(Almargem do Bispo) Com os Carris da Recta

Concorro com a soberba recta férrea, Linha do Oeste, que tendo começado na abordagem à Estação do Sabugo só terminará abeirando as extintas pedreiras da Pedra Furada. Aos deslados, o montado da Morelena, maná de bolotas semeáveis, e a Serra de Olelas, furada de grutas cenobíticas.

Almargem do Bispo. Transponho os limites oficiosos da região de Lisboa. Oficiosos porque na prática parece que adentrei o Portugal rural. Pelas melhores e piores razões.

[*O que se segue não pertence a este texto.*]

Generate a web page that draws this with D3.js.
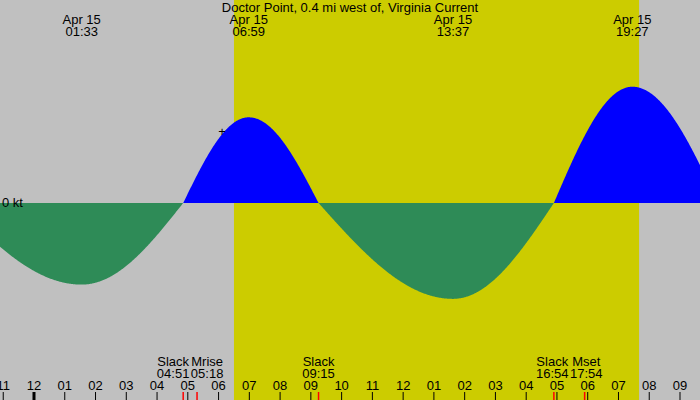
<!DOCTYPE html>
<html><head><meta charset="utf-8">
<script src="https://cdn.jsdelivr.net/npm/d3@7"></script>
<style>body{margin:0}svg{display:block;font-family:"Liberation Sans",Arial,sans-serif;font-size:13px}</style>
</head><body><svg id="chart" width="700" height="400"></svg>
<script>
// hours since midnight Apr 15, current in knots
var eventHours = [-2.6, 1.55, 4.85, 6.98, 9.25, 13.62, 16.9, 19.45, 22.24];
var eventValues = [0, -0.8, 0, 0.84, 0, -0.94, 0, 1.14, 0];
var peakLabels = ["01:33", "06:59", "13:37", "19:27"];
var peakHours = [1.55, 6.98, 13.62, 19.45];
var markNames = ["Slack", "Mrise", "Slack", "Slack", "Mset"];
var markTimes = ["04:51", "05:18", "09:15", "16:54", "17:54"];
var markHours = [4.85, 5.3, 9.25, 16.9, 17.9];
var hourTicks = d3.range(-1, 22);
var sunrise = 6.5, sunset = 19.67;

var svg = d3.select("#chart");
var x = d3.scaleLinear().domain([0, 21]).range([34, 680]);
var y = d3.scaleLinear().domain([0, 1]).range([203, 101]);

svg.append("rect").attr("width", 700).attr("height", 400).attr("fill", "#c0c0c0");
svg.append("rect").attr("x", x(sunrise)).attr("width", x(sunset) - x(sunrise))
  .attr("height", 400).attr("fill", "#cccc00");

// quarter sine waves between slack and peak events
function current(h) {
  for (var i = 0; i < eventHours.length - 1; i++) {
    var a = eventHours[i], b = eventHours[i + 1];
    if (h >= a && h <= b) {
      var t = (h - a) / (b - a);
      var va = eventValues[i], vb = eventValues[i + 1];
      return va === 0 ? vb * Math.sin(Math.PI / 2 * t) : va * Math.cos(Math.PI / 2 * t);
    }
  }
  return 0;
}
var hs = d3.range(x.invert(0), x.invert(700) + 0.01, 0.02);
var pts = hs.map(function(h) { return [h, current(h)]; });

svg.append("clipPath").attr("id", "pos").append("rect").attr("width", 700).attr("height", y(0));
svg.append("clipPath").attr("id", "neg").append("rect").attr("y", y(0)).attr("width", 700).attr("height", 400);
var area = d3.area().x(function(d) { return x(d[0]); }).y0(y(0)).y1(function(d) { return y(d[1]); });
svg.append("path").datum(pts).attr("d", area).attr("fill", "#0000ff").attr("clip-path", "url(#pos)");
svg.append("path").datum(pts).attr("d", area).attr("fill", "#2e8b57").attr("clip-path", "url(#neg)");

svg.append("text").attr("x", 2).attr("y", 207).text("0 kt");
svg.append("text").attr("x", 222).attr("y", 136).attr("text-anchor", "middle").text("+");

svg.append("text").attr("x", 350).attr("y", 12).attr("text-anchor", "middle")
  .text("Doctor Point, 0.4 mi west of, Virginia Current");
var pk = svg.selectAll(".pk").data(peakHours).enter().append("g")
  .attr("transform", function(d) { return "translate(" + x(d) + ",0)"; });
pk.append("text").attr("y", 24).attr("text-anchor", "middle").text("Apr 15");
pk.append("text").attr("y", 36).attr("text-anchor", "middle").text(function(d, i) { return peakLabels[i]; });

// hour axis
var axis = svg.append("g");
axis.selectAll("line").data(hourTicks).enter().append("line")
  .attr("x1", function(d) { return x(d); }).attr("x2", function(d) { return x(d); })
  .attr("y1", 392).attr("y2", 400).attr("stroke", "#000")
  .attr("stroke-width", function(d) { return d === 0 ? 3 : 1; });
axis.selectAll("text").data(hourTicks).enter().append("text")
  .attr("x", function(d) { return x(d); }).attr("y", 390).attr("text-anchor", "middle")
  .text(function(d) { var hr = ((d % 12) + 12) % 12; return d3.format("02")(hr === 0 ? 12 : hr); });

// event marks, spread apart when labels collide
var cx = markHours.map(function(h) { return x(h); });
for (var i = 0; i < cx.length - 1; i++) {
  var overlap = 34 - (cx[i + 1] - cx[i]);
  if (overlap > 0) { cx[i] -= overlap / 2; cx[i + 1] += overlap / 2; }
}
svg.selectAll(".mk").data(markHours).enter().append("line")
  .attr("x1", function(d) { return x(d); }).attr("x2", function(d) { return x(d); })
  .attr("y1", 392).attr("y2", 400).attr("stroke", "#ff0000").attr("stroke-width", 1.5);
var ml = svg.selectAll(".ml").data(markHours).enter().append("g")
  .attr("transform", function(d, i) { return "translate(" + cx[i] + ",0)"; });
ml.append("text").attr("y", 366).attr("text-anchor", "middle").text(function(d, i) { return markNames[i]; });
ml.append("text").attr("y", 378).attr("text-anchor", "middle").text(function(d, i) { return markTimes[i]; });
</script></body></html>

Numa sopeteada paragem, encho o bucho de amoras, oferecidas por silvas donas de si próprias. Doçura em troca de arranhões, quão feminino. Banqueteio-me. A Natureza tal como ela é, abundosa. Reitero, quão feminino. Coube o fruto silvestre por ser Verão. Prazeres gustativos. Fosse primavera e estaria cercado por orlas de papoilas e boninas, num tingido bravio de vermelho e amarelo, Prazeres visuais. Eis do melhor.

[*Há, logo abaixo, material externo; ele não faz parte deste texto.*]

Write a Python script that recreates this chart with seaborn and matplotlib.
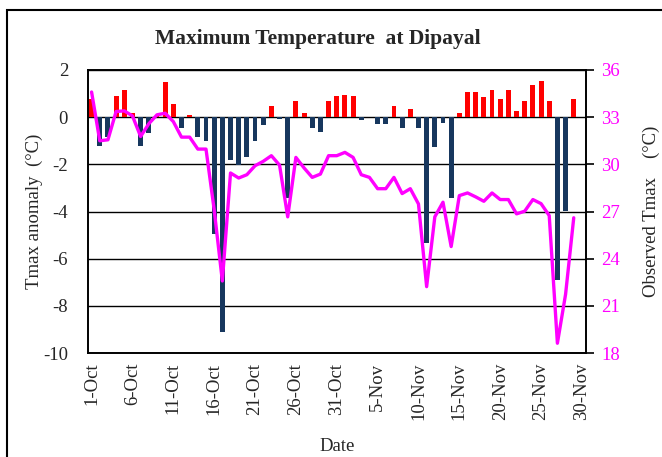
import numpy as np
import pandas as pd
import matplotlib
matplotlib.use("Agg")
import matplotlib.pyplot as plt
from matplotlib.patches import Rectangle
import seaborn as sns

# ---- data ----
dates = pd.date_range("2000-10-01", "2000-11-29", freq="D")
anomaly = [0.76, -1.24, -0.82, 0.90, 1.15, 0.17, -1.24, -0.68, 0.10, 1.49,
           0.56, -0.44, 0.10, -0.82, -1.03, -4.94, -9.13, -1.83, -2.01, -1.70,
           -1.03, -0.32, 0.49, -0.08, -3.42, 0.69, 0.17, -0.44, -0.65, 0.69,
           0.90, 0.96, 0.90, -0.10, 0.00, -0.30, -0.30, 0.49, -0.44, 0.35,
           -0.44, -5.32, -1.28, -0.23, -3.42, 0.17, 1.08, 1.08, 0.87, 1.15,
           0.76, 1.15, 0.28, 0.69, 1.35, 1.55, 0.69, -6.90, -3.99, 0.76]
tmax_obs = [34.6, 31.5, 31.56, 33.36, 33.4, 33.08, 31.77, 32.58, 33.15, 33.25,
            32.72, 31.73, 31.73, 30.97, 30.97, 27.12, 22.58, 29.45, 29.13, 29.34,
            29.91, 30.19, 30.55, 29.95, 26.66, 30.44, 29.77, 29.17, 29.38, 30.55,
            30.55, 30.76, 30.44, 29.34, 29.17, 28.45, 28.45, 29.17, 28.14, 28.45,
            27.48, 22.22, 26.66, 27.59, 24.77, 28.01, 28.18, 27.93, 27.65, 28.18,
            27.76, 27.76, 26.85, 27.02, 27.76, 27.5, 26.74, 18.62, 21.73, 26.6]
tick_labels = ["1-Oct", "6-Oct", "11-Oct", "16-Oct", "21-Oct", "26-Oct", "31-Oct",
               "5-Nov", "10-Nov", "15-Nov", "20-Nov", "25-Nov", "30-Nov"]
left_ticks = [2, 0, -2, -4, -6, -8, -10]
right_ticks = [36, 33, 30, 27, 24, 21, 18]

df = pd.DataFrame({"date": dates, "anomaly": anomaly, "tmax": tmax_obs})
df["day"] = np.arange(len(df))
df["sign"] = np.where(df["anomaly"] >= 0, "pos", "neg")

sns.set_style("white")
plt.rcParams["font.family"] = ["Liberation Serif", "DejaVu Serif"]

fig = plt.figure(figsize=(6.62, 4.57), dpi=100)
ax = fig.add_axes([87.5 / 662, 1 - 353 / 457, (586 - 87.5) / 662, (353 - 70) / 457])

for y in left_ticks:
    ax.axhline(y, color="black", lw=1.0, zorder=0.5)

sns.barplot(data=df, x="day", y="anomaly", hue="sign", native_scale=True,
            palette={"pos": "#FF0000", "neg": "#17375E"}, dodge=False,
            width=0.6, linewidth=0, saturation=1, legend=False, ax=ax)
for p in ax.patches:
    p.set_zorder(2)
    p.set_edgecolor("none")

ax.set_xlim(-0.5, 60.5)
ax.set_ylim(-10, 2)
ax.set_yticks(left_ticks)
ax.set_yticklabels([str(t) for t in left_ticks], fontsize=13.5)
ax.set_xticks(np.arange(0, 61, 5))
ax.set_xticklabels(tick_labels, rotation=90, fontsize=13.5)
ax.tick_params(axis="both", length=0)
ax.tick_params(axis="y", pad=14)
ax.tick_params(axis="x", pad=7)
ax.set_xlabel("Date", fontsize=13.5, labelpad=13)
ax.set_ylabel("Tmax anomaly  (°C)", fontsize=13.5, labelpad=0)
for s in ax.spines.values():
    s.set_color("black")
    s.set_linewidth(1.2)

ax2 = ax.twinx()
sns.lineplot(data=df, x="day", y="tmax", color="#FF00FF", lw=2.4, ax=ax2, zorder=3)
ax2.set_ylim(18, 36)
ax2.set_yticks(right_ticks)
ax2.set_yticklabels([str(t) for t in right_ticks], fontsize=13.5, color="#FF00FF")
ax2.tick_params(axis="y", length=6, width=1.2, color="black", direction="out", pad=5)
ax2.set_ylabel("Observed Tmax    (°C)", fontsize=13.5, labelpad=16)
ax2.set_xlim(-0.5, 60.5)
for s in ax2.spines.values():
    s.set_color("black")
    s.set_linewidth(1.2)

fig.text(318 / 662, 1 - 39 / 457, "Maximum Temperature  at Dipayal",
         ha="center", va="center", fontsize=15.5, fontweight="bold")

fig.patches.append(Rectangle((7 / 662, -0.02), 1.0, 1 - 10 / 457 + 0.02,
                             transform=fig.transFigure, fill=False,
                             edgecolor="black", lw=1.5))

fig.savefig("out.png", dpi=100)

Resguardo-me com os choupos. Ai vem! Espanhola para os amigos, Camelo para as amigas, a Automotora da Série 592. Tosse um bafo a diesel, que não se leva tanto a mal, atendendo à graça do risco alvo-e-flavo inculcado à paisagem. Aceno ao maquinista. Responde com a buzina grave, paquidérmica.

Retomando e prosseguindo, perturba a secura dos campos calvos e pisos fracturados. Sistematicamente roçados para render ração aos bovinos que, por ironia do seu destino, aguardam em lista de espera a vez no matadouro. Soubessem os bois e as vacas, eles e elas, estarem em ceva para a matança, revoltar-se-iam? Lembra-me algo, colateral. Enfim... Executam-se os bichos e esteriliza-se a terra que também é viva. Respira, ri e chora, no seu ciclo de mortes e renascimentos, o próprio saṃsāra. Interrompe-se a regeneração da constituição do solo, desertificando. Daí as gretas raiadas que calco, na sequidão, a espaços. O Ser (des)Humano conseguiu, nesta conturbada fase da sua pré-adolescência evolutiva, a macabra proeza de assassinar a Alma das coisas. Veremos que Lições lhe darão os Antepassados, perplexos com a fealdade descoroçoada da sua descendência. As reprimendas profiláticas já foram pespegadas. Baldadas perante a contumácia da famigerada espécie que, orgulhosa, apenas responde perante o seu ego. Isso quer dizer que a próxima abordagem será atroante. Portanto, aprontem-se e debandem os capazes de antevisão, pois o edifício vai ser derruído aos caboucos e os escombros incineradas, para se garantir um recomeço de raiz. Eis do pior.

À vista, tenho Alfouvar com o cinematográfico Centro de Satélites de Sintra. São dezenas de antenas parabólicas, graúdas e miúdas, que competindo com as monoculturas de girassol, emprestam estímulo à imaginação. Estarão ali para estabelecer contacto com seres extraterrestres? Se for o caso, tratar-se-à de ignorância ou ingenuidade. Primeiro, são entidades interdimensionais, manes, pervagam todo o lado, subtilmente, e caber-nos-ia recuperar uma espécie de Esperanto Espiritual, para coloquiar, requisitar e receber ensinamentos. Segundo, e corolário, já trazemos antenas connosco, não carecendo adquirir e operar dispositivos externos para o efeito em causa.

Continuo. E como não tem de haver um móbil estabelecido para me mover, uma vez que sou Movido, continuo, simplesmente.